For data on the known scale of financial transactions into and out of this small isle see latest CSO estimates at

http://www.cso.ie/releasespublications/documents/economy/current/reshold.pdf

To be effective a Tobin Tax would need to be implemented together by key States globally - and the proceeds channelled into developing countries plus new green technologies. It is a goal worth struggling for even though IMF and others are against. Wonder why? A bit moral leadership from this State would help especially if we met our 0.7% aid target (Sweden was above 0.9% of GDP in 2007).

Nat O`Connor said...

To add to Niall's point: I listened to a documentary on BBC radio that described the supercomputer networks that can make up to 400,000 trades per second! In other words, they permit 'casino' traders to buy and sell and buy again in seconds. They can maximise their profits, while driving smaller operators out of business. Yet they are not doing what the market was intended to do in terms of supplying capital to businesses. It is also a far cry from shareholders taking a real interest in the companies they own.

Niall Douglas said...

Nat: Oh it goes far further than just this! Even within Neo-Classical theory there is the wonderful concept of "interdeterminacy" which is a limited conceptualisation of chaos theory.

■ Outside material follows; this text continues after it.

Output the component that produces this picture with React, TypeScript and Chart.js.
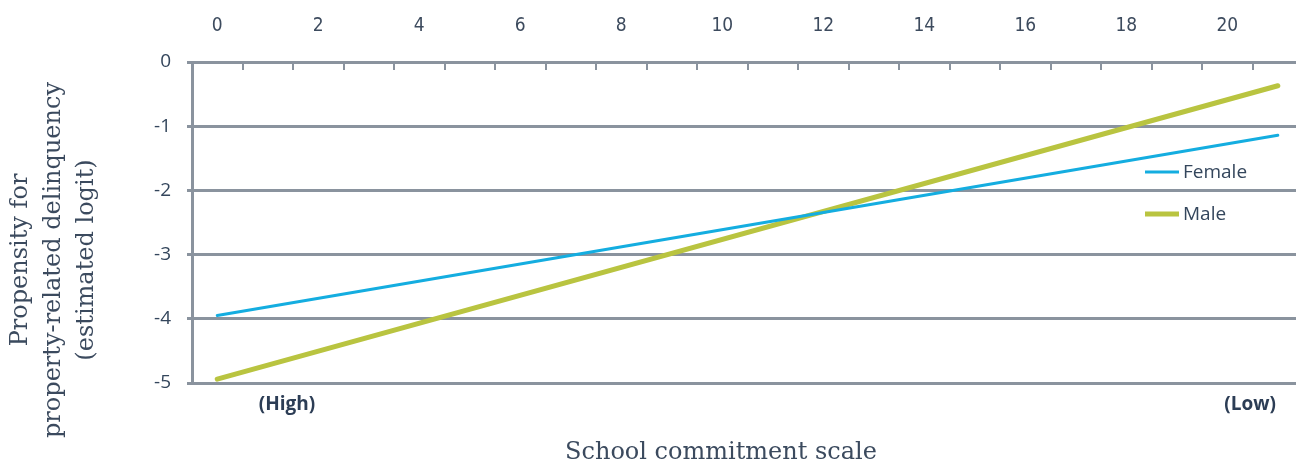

Now according to chaos theory - and very ample empirical suppport - is that when you distend an autopoetic system, the system both remembers and reacts, and lots of little distensions are very much like biting flies: the cumulative effect is to build up an unstable internal pressure which is not obvious from the outside. If left to continue, the system will unpredictably undertake a rapid movement into a new attractor which we see as the boom & bust cycle.

If financial markets are allowed to continue to make rapid trades, that in which they trade will experience increasingly violent peturbations. I don't see much worry for this in derivatives as they are entirely reliant on their fundamentals for profit and therefore they can't wander off too far. However it is a VERY different matter for commodities and capital where volatility is not only bad for future planning, but sudden unexpected shifts literally kill people through starvation.

The purpose of civilisation is mutual protection and the succour of the unfortunate. If we fail in this, we have failed morally.